### Task input
==*==

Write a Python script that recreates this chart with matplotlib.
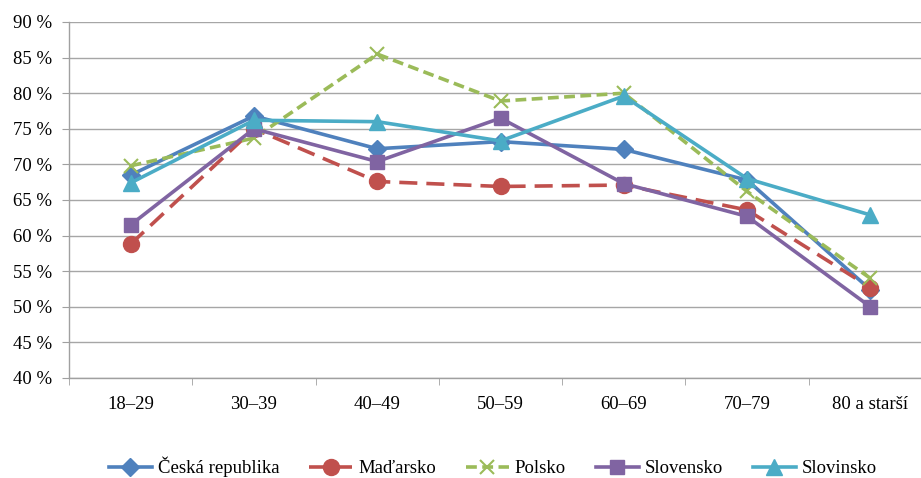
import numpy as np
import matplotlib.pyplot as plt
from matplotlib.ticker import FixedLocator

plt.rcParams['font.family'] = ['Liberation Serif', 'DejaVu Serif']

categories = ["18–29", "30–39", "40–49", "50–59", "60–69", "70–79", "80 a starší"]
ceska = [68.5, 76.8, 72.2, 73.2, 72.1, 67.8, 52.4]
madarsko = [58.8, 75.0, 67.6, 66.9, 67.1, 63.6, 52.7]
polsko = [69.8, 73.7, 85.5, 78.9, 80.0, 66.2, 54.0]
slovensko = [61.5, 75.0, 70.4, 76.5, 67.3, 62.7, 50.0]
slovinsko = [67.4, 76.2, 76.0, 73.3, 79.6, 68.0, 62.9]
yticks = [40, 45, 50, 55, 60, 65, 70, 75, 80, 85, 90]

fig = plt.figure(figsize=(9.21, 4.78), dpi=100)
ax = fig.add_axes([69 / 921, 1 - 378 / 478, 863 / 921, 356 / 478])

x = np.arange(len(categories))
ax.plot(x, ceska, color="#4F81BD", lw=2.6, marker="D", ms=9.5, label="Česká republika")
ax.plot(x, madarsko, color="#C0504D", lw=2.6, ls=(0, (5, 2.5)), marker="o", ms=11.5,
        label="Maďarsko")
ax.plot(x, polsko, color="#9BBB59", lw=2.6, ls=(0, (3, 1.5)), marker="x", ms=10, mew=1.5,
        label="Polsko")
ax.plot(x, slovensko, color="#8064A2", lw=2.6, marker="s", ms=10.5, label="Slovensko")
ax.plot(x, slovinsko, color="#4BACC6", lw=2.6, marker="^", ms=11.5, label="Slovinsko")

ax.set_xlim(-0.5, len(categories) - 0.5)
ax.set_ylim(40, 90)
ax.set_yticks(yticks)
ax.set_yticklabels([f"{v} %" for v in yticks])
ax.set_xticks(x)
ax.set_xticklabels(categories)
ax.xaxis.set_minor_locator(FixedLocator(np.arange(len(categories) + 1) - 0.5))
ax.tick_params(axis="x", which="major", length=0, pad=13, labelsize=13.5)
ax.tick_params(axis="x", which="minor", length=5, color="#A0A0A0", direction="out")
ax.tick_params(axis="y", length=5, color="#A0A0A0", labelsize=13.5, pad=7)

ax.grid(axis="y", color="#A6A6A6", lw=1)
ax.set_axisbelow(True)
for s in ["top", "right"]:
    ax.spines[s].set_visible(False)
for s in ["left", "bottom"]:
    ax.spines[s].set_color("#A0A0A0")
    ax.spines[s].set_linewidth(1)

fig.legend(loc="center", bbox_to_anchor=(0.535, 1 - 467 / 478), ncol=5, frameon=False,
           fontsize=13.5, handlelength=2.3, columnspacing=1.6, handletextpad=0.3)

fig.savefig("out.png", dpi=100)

==*==

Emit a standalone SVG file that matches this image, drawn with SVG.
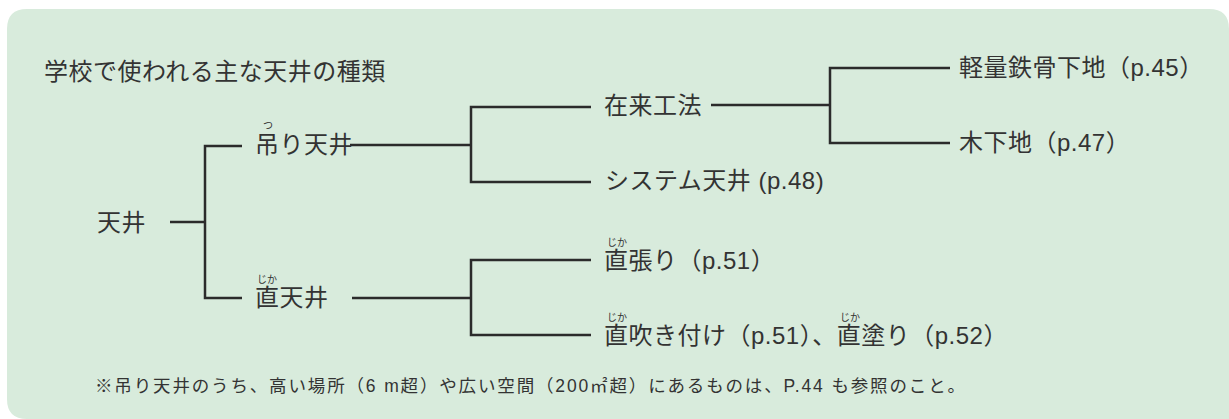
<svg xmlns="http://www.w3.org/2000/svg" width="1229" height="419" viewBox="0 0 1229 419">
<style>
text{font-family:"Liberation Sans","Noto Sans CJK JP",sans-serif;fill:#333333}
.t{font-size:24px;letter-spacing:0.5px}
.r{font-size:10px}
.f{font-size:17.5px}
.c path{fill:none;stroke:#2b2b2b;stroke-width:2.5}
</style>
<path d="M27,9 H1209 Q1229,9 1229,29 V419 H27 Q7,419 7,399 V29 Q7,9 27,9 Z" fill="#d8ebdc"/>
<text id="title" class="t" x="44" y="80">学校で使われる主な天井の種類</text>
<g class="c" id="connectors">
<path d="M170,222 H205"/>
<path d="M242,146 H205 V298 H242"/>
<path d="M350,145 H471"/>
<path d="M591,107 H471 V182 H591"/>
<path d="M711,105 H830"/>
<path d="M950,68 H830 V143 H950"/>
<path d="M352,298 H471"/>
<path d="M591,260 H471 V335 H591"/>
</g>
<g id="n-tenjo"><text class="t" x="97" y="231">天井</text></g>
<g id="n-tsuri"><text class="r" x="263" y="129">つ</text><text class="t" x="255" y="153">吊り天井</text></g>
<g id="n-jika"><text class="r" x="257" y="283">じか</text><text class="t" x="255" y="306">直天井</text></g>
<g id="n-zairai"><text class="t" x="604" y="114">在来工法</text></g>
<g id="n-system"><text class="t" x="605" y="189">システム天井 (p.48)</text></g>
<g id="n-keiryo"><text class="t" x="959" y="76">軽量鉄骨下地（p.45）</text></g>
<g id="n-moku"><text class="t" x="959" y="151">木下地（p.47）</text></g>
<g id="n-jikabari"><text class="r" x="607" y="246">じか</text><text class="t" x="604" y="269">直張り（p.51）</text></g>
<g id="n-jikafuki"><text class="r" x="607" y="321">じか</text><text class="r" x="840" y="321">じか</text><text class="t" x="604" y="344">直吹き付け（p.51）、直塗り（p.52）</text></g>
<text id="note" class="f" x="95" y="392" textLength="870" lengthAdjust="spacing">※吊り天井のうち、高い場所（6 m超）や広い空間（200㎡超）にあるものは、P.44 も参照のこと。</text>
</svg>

==*==

### Exercise objective
Extract from the material above the stretch running from the line containing "Write a Python" through the line containing "80, 85, 90]". Keep the text exact and the pictures out.

### Answer
Write a Python script that recreates this chart with matplotlib.
import numpy as np
import matplotlib.pyplot as plt
from matplotlib.ticker import FixedLocator

plt.rcParams['font.family'] = ['Liberation Serif', 'DejaVu Serif']

categories = ["18–29", "30–39", "40–49", "50–59", "60–69", "70–79", "80 a starší"]
ceska = [68.5, 76.8, 72.2, 73.2, 72.1, 67.8, 52.4]
madarsko = [58.8, 75.0, 67.6, 66.9, 67.1, 63.6, 52.7]
polsko = [69.8, 73.7, 85.5, 78.9, 80.0, 66.2, 54.0]
slovensko = [61.5, 75.0, 70.4, 76.5, 67.3, 62.7, 50.0]
slovinsko = [67.4, 76.2, 76.0, 73.3, 79.6, 68.0, 62.9]
yticks = [40, 45, 50, 55, 60, 65, 70, 75, 80, 85, 90]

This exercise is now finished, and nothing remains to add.